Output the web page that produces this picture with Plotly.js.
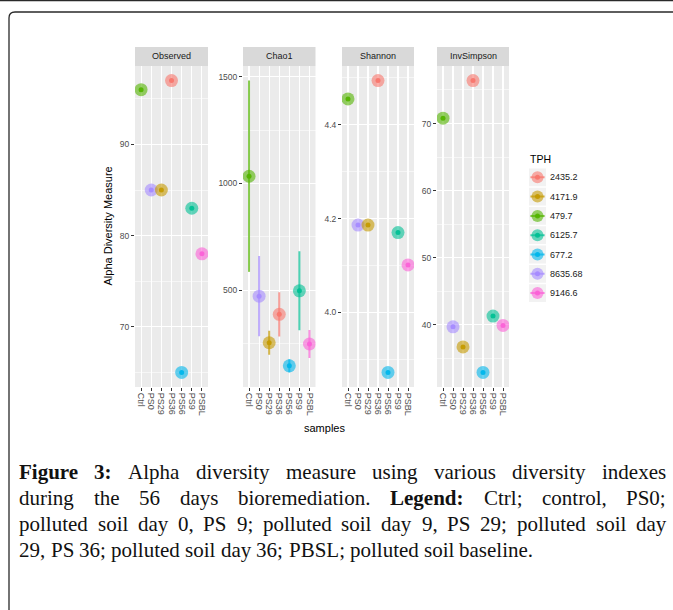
<!DOCTYPE html>
<html>
<head>
<meta charset="utf-8">
<script src="https://cdn.plot.ly/plotly-3.0.1.min.js"></script>
<style>
  html, body { margin: 0; padding: 0; background: #fff; }
  #chart { width: 673px; height: 610px; }
</style>
</head>
<body>
<div id="chart"></div>
<script>
// ---- data ----
const samples = ['Ctrl', 'PS0', 'PS29', 'PS36', 'PS56', 'PS9', 'PSBL'];
const sampleTPH = ['479.7', '8635.68', '4171.9', '2435.2', '677.2', '6125.7', '9146.6'];
const tphLevels = ['2435.2', '4171.9', '479.7', '6125.7', '677.2', '8635.68', '9146.6'];
const tphColors = ['#F8766D', '#C49A00', '#53B400', '#00C094', '#00B6EB', '#A58AFF', '#FB61D7'];

const observed   = [96, 85, 85, 97, 65, 83, 78];
const chao1      = [1034, 472, 254, 387, 146, 497, 248];
const chao1SE    = [448, 188, 56, 104, 31, 185, 66];
const shannon    = [4.455, 4.186, 4.186, 4.494, 3.872, 4.170, 4.101];
const invSimpson = [70.8, 39.7, 36.7, 76.4, 32.9, 41.3, 39.9];

const measureNames = ['Observed', 'Chao1', 'Shannon', 'InvSimpson'];
const xTitle = 'samples';
const yTitle = 'Alpha Diversity Measure';
const legendTitle = 'TPH';

const captionLines = [
  '<b>Figure</b> <b>3:</b> Alpha diversity measure using various diversity indexes',
  'during the 56 days bioremediation. <b>Legend:</b> Ctrl; control, PS0;',
  'polluted soil day 0, PS 9; polluted soil day 9, PS 29; polluted soil day',
  '29, PS 36; polluted soil day 36; PBSL; polluted soil baseline.'
];

// ---- page geometry (pixels) ----
const W = 673, H = 610;
const X = px => px / W;
const Y = py => 1 - py / H;
const panelPx = [[135, 208], [243, 315.5], [342, 414], [437, 509]];
const panelTop = 66, panelBottom = 387, stripTop = 47;

const panels = [
  { values: observed,   se: null,    dtick: 10,  minor: 5,   fmt: '' },
  { values: chao1,      se: chao1SE, dtick: 500, minor: 250, fmt: '' },
  { values: shannon,    se: null,    dtick: 0.2, minor: 0.1, fmt: '.1f' },
  { values: invSimpson, se: null,    dtick: 10,  minor: 5,   fmt: '' }
];

function rgba(hex, a) {
  const n = parseInt(hex.slice(1), 16);
  return `rgba(${(n >> 16) & 255},${(n >> 8) & 255},${n & 255},${a})`;
}
const sampleColor = samples.map((s, j) => tphColors[tphLevels.indexOf(sampleTPH[j])]);

const traces = [];
const layout = {
  width: W, height: H,
  margin: { l: 0, r: 0, t: 0, b: 0 },
  paper_bgcolor: '#ffffff',
  plot_bgcolor: 'rgba(0,0,0,0)',
  showlegend: false,
  font: { family: '"Liberation Sans", Arial, sans-serif', color: '#4D4D4D' },
  shapes: [],
  annotations: []
};

panels.forEach((p, k) => {
  const i = k + 1;
  const xa = 'x' + i, ya = 'y' + i;
  const lo = Math.min(...p.values.map((v, j) => v - (p.se ? p.se[j] : 0)));
  const hi = Math.max(...p.values.map((v, j) => v + (p.se ? p.se[j] : 0)));
  const pad = 0.05 * (hi - lo);

  layout['xaxis' + i] = {
    domain: [X(panelPx[k][0]), X(panelPx[k][1])],
    anchor: ya,
    type: 'category',
    categoryorder: 'array',
    categoryarray: samples,
    tickmode: 'array', tickvals: samples, ticktext: samples,
    range: [-0.6, samples.length - 0.4],
    showgrid: true, gridcolor: '#ffffff', gridwidth: 1.1,
    zeroline: false, showline: false,
    ticks: 'outside', ticklen: 3, tickwidth: 1, tickcolor: '#333333',
    tickangle: 90,
    tickfont: { size: 9, color: '#4D4D4D' },
    fixedrange: true
  };
  layout['yaxis' + i] = {
    domain: [Y(panelBottom), Y(panelTop)],
    anchor: xa,
    range: [lo - pad, hi + pad],
    tick0: 0, dtick: p.dtick, tickformat: p.fmt,
    showgrid: true, gridcolor: '#ffffff', gridwidth: 1.1,
    minor: { showgrid: true, dtick: p.minor, tick0: 0, gridcolor: '#ffffff', gridwidth: 0.55 },
    zeroline: false, showline: false,
    ticks: 'outside', ticklen: 3, tickwidth: 1, tickcolor: '#333333',
    tickfont: { size: 8.5, color: '#4D4D4D' },
    fixedrange: true
  };

  // panel background
  layout.shapes.push({
    type: 'rect', xref: xa + ' domain', yref: ya + ' domain',
    x0: 0, x1: 1, y0: 0, y1: 1, fillcolor: '#EBEBEB', line: { width: 0 }, layer: 'below'
  });
  // facet strip
  layout.shapes.push({
    type: 'rect', xref: xa + ' domain', yref: 'paper',
    x0: 0, x1: 1, y0: Y(panelTop), y1: Y(stripTop), fillcolor: '#D9D9D9', line: { width: 0 }, layer: 'below'
  });
  layout.annotations.push({
    xref: xa + ' domain', yref: 'paper', x: 0.5, y: Y((panelTop + stripTop) / 2),
    text: measureNames[k], showarrow: false, xanchor: 'center', yanchor: 'middle',
    font: { size: 9, color: '#1A1A1A' }
  });

  // error bars (one trace per sample so each keeps its colour)
  if (p.se) {
    samples.forEach((s, j) => {
      traces.push({
        type: 'scatter', mode: 'markers', xaxis: xa, yaxis: ya,
        x: [s], y: [p.values[j]],
        marker: { size: 1, color: 'rgba(0,0,0,0)' },
        error_y: { type: 'data', array: [p.se[j]], visible: true, width: 0, thickness: 2, color: rgba(sampleColor[j], 0.7) },
        hoverinfo: 'skip'
      });
    });
  }
  // translucent halo points
  traces.push({
    type: 'scatter', mode: 'markers', xaxis: xa, yaxis: ya,
    x: samples, y: p.values,
    marker: { size: 13, color: sampleColor, opacity: 0.6, line: { width: 0 } }
  });
  // solid centre points
  traces.push({
    type: 'scatter', mode: 'markers', xaxis: xa, yaxis: ya,
    x: samples, y: p.values,
    marker: { size: 5, color: sampleColor, opacity: 0.95, line: { width: 0 } }
  });
});

// ---- legend (TPH), drawn on its own hidden axes ----
const legIdx = tphLevels.map((t, k) => k);
layout.xaxis5 = { domain: [X(529), X(546)], anchor: 'y5', range: [-0.5, 0.5], visible: false, fixedrange: true };
layout.yaxis5 = { domain: [Y(302.75), Y(167.65)], anchor: 'x5', range: [tphLevels.length - 0.5, -0.5], visible: false, fixedrange: true };
legIdx.forEach(k => {
  layout.shapes.push({
    type: 'rect', xref: 'x5', yref: 'y5', x0: -0.5, x1: 0.5, y0: k - 0.46, y1: k + 0.46,
    fillcolor: '#F2F2F2', line: { width: 0 }, layer: 'below'
  });
  layout.annotations.push({
    xref: 'paper', yref: 'y5', x: X(549), y: k, text: tphLevels[k], showarrow: false,
    xanchor: 'left', yanchor: 'middle', borderpad: 0, font: { size: 9, color: '#1A1A1A' }
  });
  traces.push({
    type: 'scatter', mode: 'markers', xaxis: 'x5', yaxis: 'y5',
    x: [0], y: [k],
    marker: { size: 1, color: 'rgba(0,0,0,0)' },
    error_x: { type: 'data', array: [0.42], visible: true, width: 0, thickness: 2, color: rgba(tphColors[k], 0.7) }
  });
});
traces.push({
  type: 'scatter', mode: 'markers', xaxis: 'x5', yaxis: 'y5',
  x: legIdx.map(() => 0), y: legIdx,
  marker: { size: 12, color: tphColors, opacity: 0.6 }
});
traces.push({
  type: 'scatter', mode: 'markers', xaxis: 'x5', yaxis: 'y5',
  x: legIdx.map(() => 0), y: legIdx,
  marker: { size: 5, color: tphColors, opacity: 0.95 }
});
layout.annotations.push({
  xref: 'paper', yref: 'paper', x: X(528), y: Y(159), text: legendTitle, showarrow: false,
  xanchor: 'left', yanchor: 'middle', font: { size: 10.5, color: '#000000' }
});

// ---- axis titles ----
layout.annotations.push({
  xref: 'paper', yref: 'paper', x: X(107), y: Y((panelTop + panelBottom) / 2), text: yTitle,
  textangle: -90, showarrow: false, xanchor: 'center', yanchor: 'middle',
  font: { size: 11, color: '#000000' }
});
layout.annotations.push({
  xref: 'paper', yref: 'paper', x: X((panelPx[0][0] + panelPx[3][1]) / 2 + 2), y: Y(428), text: xTitle,
  showarrow: false, xanchor: 'center', yanchor: 'middle',
  font: { size: 11, color: '#000000' }
});

// ---- frame ----
layout.shapes.push({
  type: 'line', xref: 'paper', yref: 'paper', x0: 0, x1: 1, y0: Y(0.6), y1: Y(0.6),
  line: { color: '#2a2a2a', width: 1.5 }
});
layout.shapes.push({
  type: 'path', xref: 'paper', yref: 'paper',
  path: `M ${X(9)} ${Y(640)} L ${X(9)} ${Y(18)} Q ${X(9)} ${Y(12)} ${X(15)} ${Y(12)} L ${X(700)} ${Y(12)}`,
  line: { color: '#2a2a2a', width: 1.3 }
});

// ---- justified caption, one annotation per word ----
const capFont = '"Liberation Serif", "Times New Roman", serif';
const capSize = 21;
const capLeft = 19, capRight = 666;
const capCenters = [472, 498, 524, 550];
const ctx = document.createElement('canvas').getContext('2d');
function wordWidth(w) {
  const bold = w.indexOf('<b>') === 0;
  ctx.font = (bold ? 'bold ' : '') + capSize + 'px "Liberation Serif"';
  return ctx.measureText(w.replace(/<\/?b>/g, '')).width;
}
ctx.font = capSize + 'px "Liberation Serif"';
const spaceW = ctx.measureText(' ').width;
captionLines.forEach((line, li) => {
  const words = line.split(' ');
  const widths = words.map(wordWidth);
  const total = widths.reduce((a, b) => a + b, 0);
  const justify = li < captionLines.length - 1;
  const gap = justify ? (capRight - capLeft - total) / (words.length - 1) : spaceW;
  let x = capLeft;
  words.forEach((w, wi) => {
    layout.annotations.push({
      xref: 'paper', yref: 'paper', x: X(x), y: Y(capCenters[li]), text: w,
      showarrow: false, xanchor: 'left', yanchor: 'middle', borderpad: 0, borderwidth: 0,
      font: { family: capFont, size: capSize, color: '#111111' }
    });
    x += widths[wi] + gap;
  });
});

Plotly.newPlot('chart', traces, layout, { staticPlot: true, displayModeBar: false });
</script>
</body>
</html>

■ ■ ■ ■ ■ ■ ■

Exercise goal: The lines from the start of the data through the line that contains "const sampleColor = samples.map((s, j)" are to be returned exactly, please, with both ends included and every picture left out.

Solution to the problem:
Output the web page that produces this picture with Plotly.js.
<!DOCTYPE html>
<html>
<head>
<meta charset="utf-8">
<script src="https://cdn.plot.ly/plotly-3.0.1.min.js"></script>
<style>
  html, body { margin: 0; padding: 0; background: #fff; }
  #chart { width: 673px; height: 610px; }
</style>
</head>
<body>
<div id="chart"></div>
<script>
// ---- data ----
const samples = ['Ctrl', 'PS0', 'PS29', 'PS36', 'PS56', 'PS9', 'PSBL'];
const sampleTPH = ['479.7', '8635.68', '4171.9', '2435.2', '677.2', '6125.7', '9146.6'];
const tphLevels = ['2435.2', '4171.9', '479.7', '6125.7', '677.2', '8635.68', '9146.6'];
const tphColors = ['#F8766D', '#C49A00', '#53B400', '#00C094', '#00B6EB', '#A58AFF', '#FB61D7'];

const observed   = [96, 85, 85, 97, 65, 83, 78];
const chao1      = [1034, 472, 254, 387, 146, 497, 248];
const chao1SE    = [448, 188, 56, 104, 31, 185, 66];
const shannon    = [4.455, 4.186, 4.186, 4.494, 3.872, 4.170, 4.101];
const invSimpson = [70.8, 39.7, 36.7, 76.4, 32.9, 41.3, 39.9];

const measureNames = ['Observed', 'Chao1', 'Shannon', 'InvSimpson'];
const xTitle = 'samples';
const yTitle = 'Alpha Diversity Measure';
const legendTitle = 'TPH';

const captionLines = [
  '<b>Figure</b> <b>3:</b> Alpha diversity measure using various diversity indexes',
  'during the 56 days bioremediation. <b>Legend:</b> Ctrl; control, PS0;',
  'polluted soil day 0, PS 9; polluted soil day 9, PS 29; polluted soil day',
  '29, PS 36; polluted soil day 36; PBSL; polluted soil baseline.'
];

// ---- page geometry (pixels) ----
const W = 673, H = 610;
const X = px => px / W;
const Y = py => 1 - py / H;
const panelPx = [[135, 208], [243, 315.5], [342, 414], [437, 509]];
const panelTop = 66, panelBottom = 387, stripTop = 47;

const panels = [
  { values: observed,   se: null,    dtick: 10,  minor: 5,   fmt: '' },
  { values: chao1,      se: chao1SE, dtick: 500, minor: 250, fmt: '' },
  { values: shannon,    se: null,    dtick: 0.2, minor: 0.1, fmt: '.1f' },
  { values: invSimpson, se: null,    dtick: 10,  minor: 5,   fmt: '' }
];

function rgba(hex, a) {
  const n = parseInt(hex.slice(1), 16);
  return `rgba(${(n >> 16) & 255},${(n >> 8) & 255},${n & 255},${a})`;
}
const sampleColor = samples.map((s, j) => tphColors[tphLevels.indexOf(sampleTPH[j])]);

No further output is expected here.